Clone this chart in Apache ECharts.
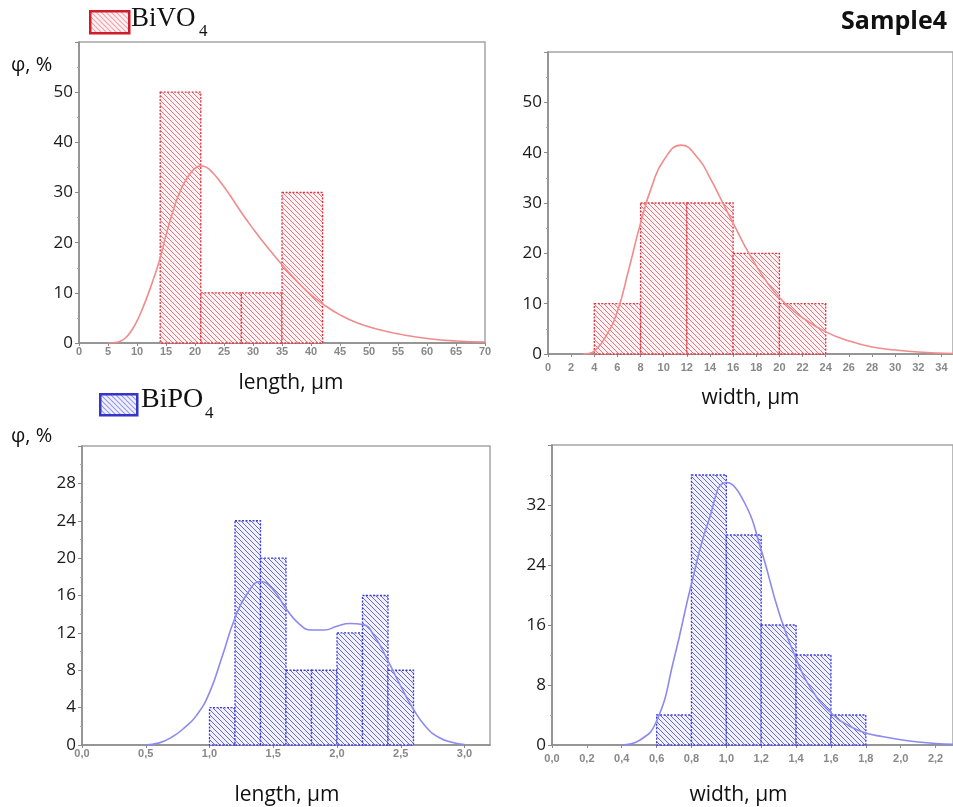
<!DOCTYPE html>
<html>
<head>
<meta charset="utf-8">
<script src="https://cdn.jsdelivr.net/npm/echarts@6/dist/echarts.min.js"></script>
<style>
  html, body { margin: 0; padding: 0; background: #fff; }
  #chart { width: 953px; height: 807px; }
</style>
</head>
<body>
<div id="chart"></div>
<script>
// ---- BiVO4: length distribution (µm, %) ----
const vLenEdges = [14, 21, 28, 35, 42];
const vLenPct = [50, 10, 10, 30];
const vLenFitX = [5, 6, 7, 8, 9, 10, 11, 12, 13, 14, 15, 16, 17, 18, 19, 20, 21, 22, 23, 24, 26, 28, 30, 32, 35, 38, 40, 42, 45, 48, 52, 56, 60, 65, 70];
const vLenFitY = [0, 0.05, 0.3, 1, 2.4, 4.4, 7, 10, 13.3, 17, 21.5, 25.5, 29, 31.6, 33.5, 34.8, 35.3, 35, 34, 32.7, 29.5, 26, 22.8, 19.8, 15.6, 11.8, 9.6, 7.8, 5.6, 4, 2.6, 1.6, 0.9, 0.4, 0.2];

// ---- BiVO4: width distribution ----
const vWidEdges = [4, 8, 12, 16, 20, 24];
const vWidPct = [10, 30, 30, 20, 10];
const vWidFitX = [3, 3.5, 4, 5, 6, 7, 8, 9, 10, 11.5, 13, 14, 15, 16, 17, 18, 19, 20, 21, 22, 24, 26, 28, 30, 32, 35];
const vWidFitY = [0, 0.1, 0.6, 3.5, 8.5, 17, 26, 33.5, 38.5, 41.5, 38.8, 35, 30.5, 26, 21.5, 17.5, 14, 11.2, 9, 7.2, 4.4, 2.6, 1.4, 0.8, 0.4, 0.1];

// ---- BiPO4: length distribution ----
const pLenEdges = [1.0, 1.2, 1.4, 1.6, 1.8, 2.0, 2.2, 2.4, 2.6];
const pLenPct = [4, 24, 20, 8, 8, 12, 16, 8];
const pLenFitX = [0.5, 0.6, 0.7, 0.8, 0.9, 1.0, 1.1, 1.2, 1.3, 1.4, 1.5, 1.6, 1.7, 1.8, 1.9, 2.0, 2.1, 2.2, 2.3, 2.4, 2.5, 2.6, 2.7, 2.8, 2.9, 3.0];
const pLenFitY = [0, 0.2, 0.8, 1.8, 3.2, 5.6, 9.5, 13.6, 16.3, 17.5, 16.6, 14.6, 13, 12.3, 12.3, 12.7, 13, 12.9, 11.5, 9, 6.3, 3.8, 1.9, 0.8, 0.3, 0.05];

// ---- BiPO4: width distribution ----
const pWidEdges = [0.6, 0.8, 1.0, 1.2, 1.4, 1.6, 1.8];
const pWidPct = [4, 36, 28, 16, 12, 4];
const pWidFitX = [0.4, 0.5, 0.6, 0.7, 0.8, 0.9, 1.0, 1.1, 1.2, 1.3, 1.4, 1.5, 1.6, 1.7, 1.8, 1.9, 2.0, 2.1, 2.2, 2.3];
const pWidFitY = [0, 0.6, 3.2, 11.5, 21.5, 30, 35, 32.5, 26, 17.8, 11.5, 7, 4.3, 2.6, 1.6, 1.1, 0.7, 0.4, 0.2, 0.1];

const SANS = '"Open Sans", "Noto Sans", sans-serif';
const SERIF = '"Liberation Serif", "DejaVu Serif", serif';

// diagonal hatch tile ("\" direction)
function hatch(lineColor, bgColor) {
  const s = 5;
  const c = document.createElement('canvas');
  c.width = s; c.height = s;
  const g = c.getContext('2d');
  g.fillStyle = bgColor;
  g.fillRect(0, 0, s, s);
  g.strokeStyle = lineColor;
  g.lineWidth = 1;
  g.beginPath();
  g.moveTo(-1, -1); g.lineTo(s + 1, s + 1);
  g.moveTo(-1, s - 1); g.lineTo(1, s + 1);
  g.moveTo(s - 1, -1); g.lineTo(s + 1, 1);
  g.stroke();
  return c;
}

const RED = { hatch: hatch('rgba(232,64,74,0.72)', '#fff4f5'), edge: '#e2333f', fit: '#f28b8b', legend: '#cf1c2a' };
const BLUE = { hatch: hatch('rgba(64,64,222,0.78)', '#f2f2fd'), edge: '#3c3cd8', fit: '#8a8af0', legend: '#3535c8' };

function pairs(xs, ys) { return xs.map((x, i) => [x, ys[i]]); }

function binSeries(idx, edges, pct, pal) {
  return {
    type: 'custom',
    xAxisIndex: idx, yAxisIndex: idx,
    data: pct.map((v, i) => [edges[i], edges[i + 1], v]),
    encode: { x: [0, 1], y: 2 },
    z: 2,
    renderItem(params, api) {
      const p0 = api.coord([api.value(0), api.value(2)]);
      const p1 = api.coord([api.value(1), 0]);
      return {
        type: 'rect',
        shape: { x: p0[0], y: p0[1], width: p1[0] - p0[0], height: p1[1] - p0[1] },
        style: { fill: { image: pal.hatch, repeat: 'repeat' }, stroke: pal.edge, lineWidth: 1.3, lineDash: [2, 1.5] }
      };
    }
  };
}

function fitSeries(idx, xs, ys, pal) {
  return {
    type: 'line', xAxisIndex: idx, yAxisIndex: idx,
    data: pairs(xs, ys), smooth: 0.5, showSymbol: false, z: 3,
    lineStyle: { color: pal.fit, width: 1.6 }
  };
}

const AX = '#8a8a8a';
function xAxis(idx, o) {
  return {
    gridIndex: idx, type: 'value', min: o.min, max: o.max, interval: o.interval,
    axisLine: { show: true, onZero: false, lineStyle: { color: AX, width: 1.5 } },
    axisTick: { show: true, length: 3, lineStyle: { color: AX } },
    splitLine: { show: false },
    axisLabel: {
      margin: o.margin, fontSize: 11, fontWeight: 'bold', color: '#888', fontFamily: '"Liberation Sans", Arial, sans-serif',
      showMaxLabel: o.showMax, formatter: o.fmt
    },
    name: o.name, nameLocation: 'middle', nameGap: o.nameGap,
    nameTextStyle: { fontSize: 21, color: '#111', fontFamily: SANS, padding: o.namePad || 0 }
  };
}
function yAxis(idx, o) {
  return {
    gridIndex: idx, type: 'value', min: 0, max: o.max, interval: o.interval,
    axisLine: { show: true, lineStyle: { color: AX, width: 1.5 } },
    axisTick: { show: true, length: 4, lineStyle: { color: AX } },
    minorTick: { show: true, splitNumber: 2, length: 2, lineStyle: { color: '#aaa' } },
    splitLine: { show: false },
    axisLabel: { margin: 6, fontSize: 17, color: '#1a1a1a', fontFamily: SANS, showMaxLabel: false }
  };
}

const frame = { show: true, borderColor: '#a5a5a5', borderWidth: 1.5, backgroundColor: '#fff' };
const comma = v => v.toFixed(1).replace('.', ',');

const chart = echarts.init(document.getElementById('chart'), null, { renderer: 'canvas' });
chart.setOption({
  animation: false,
  backgroundColor: '#fff',
  grid: [
    Object.assign({ left: 79, top: 42, width: 406, height: 301 }, frame),
    Object.assign({ left: 548, top: 52, width: 408, height: 302 }, frame),
    Object.assign({ left: 82, top: 446, width: 408, height: 302 }, frame),
    Object.assign({ left: 552, top: 445, width: 408, height: 303 }, frame)
  ],
  xAxis: [
    xAxis(0, { min: 0, max: 70, interval: 5, margin: 3, showMax: true, name: 'length, μm', nameGap: 30, namePad: [0, 0, 0, 18] }),
    xAxis(1, { min: 0, max: 35, interval: 2, margin: 8, showMax: false, name: 'width, μm', nameGap: 34 }),
    xAxis(2, { min: 0, max: 3.2, interval: 0.5, margin: 3, showMax: false, fmt: comma, name: 'length, μm', nameGap: 40, namePad: [0, 0, 0, 2] }),
    xAxis(3, { min: 0, max: 2.3, interval: 0.2, margin: 8, showMax: false, fmt: comma, name: 'width, μm', nameGap: 40, namePad: [0, 28, 0, 0] })
  ],
  yAxis: [
    yAxis(0, { max: 60, interval: 10 }),
    yAxis(1, { max: 60, interval: 10 }),
    yAxis(2, { max: 32, interval: 4 }),
    yAxis(3, { max: 40, interval: 8 })
  ],
  series: [
    binSeries(0, vLenEdges, vLenPct, RED), fitSeries(0, vLenFitX, vLenFitY, RED),
    binSeries(1, vWidEdges, vWidPct, RED), fitSeries(1, vWidFitX, vWidFitY, RED),
    binSeries(2, pLenEdges, pLenPct, BLUE), fitSeries(2, pLenFitX, pLenFitY, BLUE),
    binSeries(3, pWidEdges, pWidPct, BLUE), fitSeries(3, pWidFitX, pWidFitY, BLUE)
  ],
  graphic: [
    // BiVO4 key
    { type: 'rect', left: 89, top: 10, shape: { width: 39, height: 22 },
      style: { fill: { image: RED.hatch, repeat: 'repeat' }, stroke: RED.legend, lineWidth: 2.5 } },
    { type: 'text', left: 131, top: 5, style: { text: 'BiVO', font: '27px ' + SERIF, fill: '#111' } },
    { type: 'text', left: 199, top: 23, style: { text: '4', font: '17px ' + SERIF, fill: '#111' } },
    // BiPO4 key
    { type: 'rect', left: 99, top: 393, shape: { width: 37, height: 21 },
      style: { fill: { image: BLUE.hatch, repeat: 'repeat' }, stroke: BLUE.legend, lineWidth: 2.5 } },
    { type: 'text', left: 141, top: 386, style: { text: 'BiPO', font: '28px ' + SERIF, fill: '#111' } },
    { type: 'text', left: 205, top: 405, style: { text: '4', font: '17px ' + SERIF, fill: '#111' } },
    // sample caption
    { type: 'text', right: 6, top: 9, style: { text: 'Sample4', font: 'bold 25px ' + SANS, fill: '#111' } },
    // shared y-axis captions
    { type: 'text', left: 11, top: 55, style: { text: 'φ, %', font: '20px ' + SANS, fill: '#111' } },
    { type: 'text', left: 11, top: 426, style: { text: 'φ, %', font: '20px ' + SANS, fill: '#111' } }
  ]
});
</script>
</body>
</html>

§ **TASK GOAL**
Repeat only the lines from the beginning of the material through the line containing "0.8, 0.3, 0.05];", both ends kept, leaving pictures out.

§ **RESULT OF THIS EXERCISE**
Clone this chart in Apache ECharts.
<!DOCTYPE html>
<html>
<head>
<meta charset="utf-8">
<script src="https://cdn.jsdelivr.net/npm/echarts@6/dist/echarts.min.js"></script>
<style>
  html, body { margin: 0; padding: 0; background: #fff; }
  #chart { width: 953px; height: 807px; }
</style>
</head>
<body>
<div id="chart"></div>
<script>
// ---- BiVO4: length distribution (µm, %) ----
const vLenEdges = [14, 21, 28, 35, 42];
const vLenPct = [50, 10, 10, 30];
const vLenFitX = [5, 6, 7, 8, 9, 10, 11, 12, 13, 14, 15, 16, 17, 18, 19, 20, 21, 22, 23, 24, 26, 28, 30, 32, 35, 38, 40, 42, 45, 48, 52, 56, 60, 65, 70];
const vLenFitY = [0, 0.05, 0.3, 1, 2.4, 4.4, 7, 10, 13.3, 17, 21.5, 25.5, 29, 31.6, 33.5, 34.8, 35.3, 35, 34, 32.7, 29.5, 26, 22.8, 19.8, 15.6, 11.8, 9.6, 7.8, 5.6, 4, 2.6, 1.6, 0.9, 0.4, 0.2];

// ---- BiVO4: width distribution ----
const vWidEdges = [4, 8, 12, 16, 20, 24];
const vWidPct = [10, 30, 30, 20, 10];
const vWidFitX = [3, 3.5, 4, 5, 6, 7, 8, 9, 10, 11.5, 13, 14, 15, 16, 17, 18, 19, 20, 21, 22, 24, 26, 28, 30, 32, 35];
const vWidFitY = [0, 0.1, 0.6, 3.5, 8.5, 17, 26, 33.5, 38.5, 41.5, 38.8, 35, 30.5, 26, 21.5, 17.5, 14, 11.2, 9, 7.2, 4.4, 2.6, 1.4, 0.8, 0.4, 0.1];

// ---- BiPO4: length distribution ----
const pLenEdges = [1.0, 1.2, 1.4, 1.6, 1.8, 2.0, 2.2, 2.4, 2.6];
const pLenPct = [4, 24, 20, 8, 8, 12, 16, 8];
const pLenFitX = [0.5, 0.6, 0.7, 0.8, 0.9, 1.0, 1.1, 1.2, 1.3, 1.4, 1.5, 1.6, 1.7, 1.8, 1.9, 2.0, 2.1, 2.2, 2.3, 2.4, 2.5, 2.6, 2.7, 2.8, 2.9, 3.0];
const pLenFitY = [0, 0.2, 0.8, 1.8, 3.2, 5.6, 9.5, 13.6, 16.3, 17.5, 16.6, 14.6, 13, 12.3, 12.3, 12.7, 13, 12.9, 11.5, 9, 6.3, 3.8, 1.9, 0.8, 0.3, 0.05];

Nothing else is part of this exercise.